Knife Grinder / Tool Sharpener
Provide professional knife, scissor, and tool sharpening services to catering, hospitality, medical, and domestic clients — operating a mobile or studio-based sharpening business.
Moderate
Moderate
1–2 years: in-service or self-directed learning to achieve consistent professional-quality results across different tool types; route and client base building takes 1–3 years
No statutory registration; on-the-job learning from an established knife sharpener or cutler; knife sharpening courses (from specialist providers); understanding of steel metallurgy and grinding techniques is the practical knowledge base
typical
What you do
Professional knife grinders and tool sharpeners restore and maintain the cutting edges of knives, scissors, shears, garden tools, chisels, plane irons, and specialist cutting equipment for professional and domestic clients. In a catering and hospitality context — the largest commercial market — chefs' knives, meat slicers, vegetable mandolines, and butcher's tools are serviced on a contract basis, with the sharpener visiting premises on a weekly or monthly cycle. Hairdressing and barbering scissors, dressmaking shears, and specialist medical scissors are further commercial niches requiring precision sharpening to fine tolerances.

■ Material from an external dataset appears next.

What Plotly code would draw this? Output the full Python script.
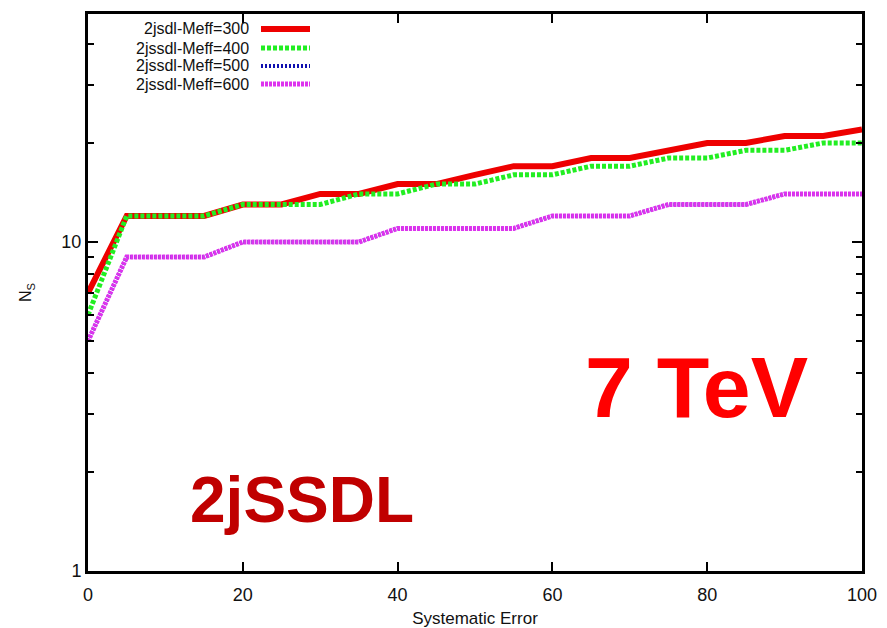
import plotly.graph_objects as go

x_err = [0, 5, 10, 15, 20, 25, 30, 35, 40, 45, 50, 55, 60, 65, 70, 75, 80, 85, 90, 95, 100]
ns_300 = [7, 12, 12, 12, 13, 13, 14, 14, 15, 15, 16, 17, 17, 18, 18, 19, 20, 20, 21, 21, 22]
ns_400 = [6, 12, 12, 12, 13, 13, 13, 14, 14, 15, 15, 16, 16, 17, 17, 18, 18, 19, 19, 20, 20]
ns_500 = [5, 9, 9, 9, 10, 10, 10, 10, 11, 11, 11, 11, 12, 12, 12, 13, 13, 13, 14, 14, 14]
ns_600 = [5, 9, 9, 9, 10, 10, 10, 10, 11, 11, 11, 11, 12, 12, 12, 13, 13, 13, 14, 14, 14]
names = ["2jsdl-Meff=300", "2jssdl-Meff=400", "2jssdl-Meff=500", "2jssdl-Meff=600"]
x_ticks = [0, 20, 40, 60, 80, 100]
y_ticks = [1, 10]
y_minor = [2, 3, 4, 5, 6, 7, 8, 9, 20, 30, 40]

colors = ["#ee0000", "#22ee22", "#1010b0", "#dd33ee"]
dashes = ["solid", "4px,2px", "2px,2px", "3px,1px"]
widths = [6, 5, 4, 5]

FONT = "Liberation Sans, Arial"

fig = go.Figure()
for vals, name, c, d, w in zip([ns_300, ns_400, ns_500, ns_600], names, colors, dashes, widths):
    fig.add_trace(go.Scatter(x=x_err, y=vals, mode="lines", name=name,
                             line=dict(color=c, dash=d, width=w), showlegend=False))

# custom legend (text right-aligned, sample on right)
leg_y = [29, 48, 66, 84]
for i, (name, c, d, w) in enumerate(zip(names, colors, dashes, widths)):
    yp = (571 - leg_y[i]) / 557
    fig.add_annotation(x=(251 - 88) / 774, y=yp, xref="paper", yref="paper",
                       text=name, showarrow=False, xanchor="right", yanchor="middle",
                       font=dict(family=FONT, size=16, color="#111"))
    fig.add_shape(type="line", xref="paper", yref="paper",
                  x0=(261 - 88) / 774, x1=(310 - 88) / 774, y0=yp, y1=yp,
                  line=dict(color=c, dash=d, width=w))

fig.add_annotation(x=(583 - 88) / 774, y=(571 - 387) / 557, xref="paper", yref="paper",
                   text="<b>7 TeV</b>", showarrow=False, xanchor="left", yanchor="middle",
                   font=dict(family=FONT, size=86, color="#ff0000"))
fig.add_annotation(x=(188 - 88) / 774, y=(571 - 500) / 557, xref="paper", yref="paper",
                   text="<b>2jSSDL</b>", showarrow=False, xanchor="left", yanchor="middle",
                   font=dict(family=FONT, size=64, color="#c00000"))

axis_common = dict(showline=True, linecolor="black", linewidth=3, mirror="ticks",
                   ticks="inside", tickcolor="black", tickwidth=2, showgrid=False,
                   zeroline=False, automargin=False,
                   tickfont=dict(family=FONT, size=18, color="#111"))

fig.update_xaxes(range=[0, 100], tickvals=x_ticks, ticklen=9, ticklabelstandoff=5,
                 title=dict(text="Systematic Error", font=dict(family=FONT, size=17, color="#111"), standoff=12),
                 **axis_common)
fig.update_yaxes(type="log", range=[0, 1.693], tickvals=y_ticks, ticktext=["1", "10"], ticklen=10,
                 minor=dict(tickvals=y_minor, ticks="inside", ticklen=6, tickcolor="black", tickwidth=2, showgrid=False),
                 title=dict(text="N<sub>S</sub>", font=dict(family=FONT, size=16, color="#111"), standoff=26),
                 **axis_common)

fig.update_layout(width=887, height=628, margin=dict(l=88, r=25, t=14, b=57),
                  plot_bgcolor="white", paper_bgcolor="white")
fig.write_html("out.html", post_script="document.body.style.margin='0';",
               config={"displayModeBar": False})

Sharpening methods include bench and pedal-powered grindstones (traditional, still preferred for premium edge quality), electric wet grinders, diamond-coated wheels, and hand honing with whetstones and leather strops. The correct identification of the bevel angle, edge geometry, and steel type (stainless, carbon, high-carbon stainless, Japanese steel) for each tool is critical to producing the right edge for the intended use without overheating and destroying the steel temper.
There is no statutory registration or qualification required for knife sharpening. The Worshipful Company of Cutlers has historic associations with the trade. Most professional knife sharpeners are self-employed — either mobile (van-based, serving a regular route of catering clients) or studio-based (serving walk-in trade and postal mail-in knives). Start-up costs are relatively low, and the recurring service model creates predictable income from contract accounts.
Why this career is resilient
Professional knives and cutting tools represent significant investment for catering businesses, butchers, and medical users who cannot afford to replace dulled tools and rely on a trusted sharpener for regular maintenance. The recurring contract model — weekly or monthly visits to the same clients — creates very stable, predictable income once a route is established. The skill required to sharpen a chef's Japanese single-bevel knife or a medical scissors without damaging the steel is genuinely technical and hard to replicate with consumer-level tools. Growing interest in quality kitchen knives among domestic consumers has created a parallel retail sharpening market.
A typical day
Morning: mobile catering route — visit three restaurants in sequence; collect the knife roll from each kitchen, sharpen all knives on the mobile wet grinder and bench stone, strop to finishing edge, return and discuss any new blades needing hollow grinding. Collect and quote a new account at a hotel kitchen. Afternoon: back at the workshop — process a batch of postal hairdressing scissors; sharpen blades to the correct hollow grind on the precision wheel, align and tension the pivot, test on tissue paper, oil and return in protective wrap. End of day: invoice the route accounts for the week and update the route schedule.
Routes in
Employer-funded training
Some employers — particularly the NHS, emergency services, and larger care providers — run their own funded training programmes. You apply for a job and train as you work.
Pay and costs
Earning potential: Starting mobile knife sharpener (building route): £18,000–£25,000. Established mobile sharpener with full catering route: £28,000–£42,000. Multi-van operation or workshop with wholesale accounts: £40,000–£65,000.
Training costs: Electric wet grinder: £400–£1,200. Whetstones and strops: £100–£300. Van: significant purchase/lease cost. Public liability insurance: £300–£600/year. No registration fees.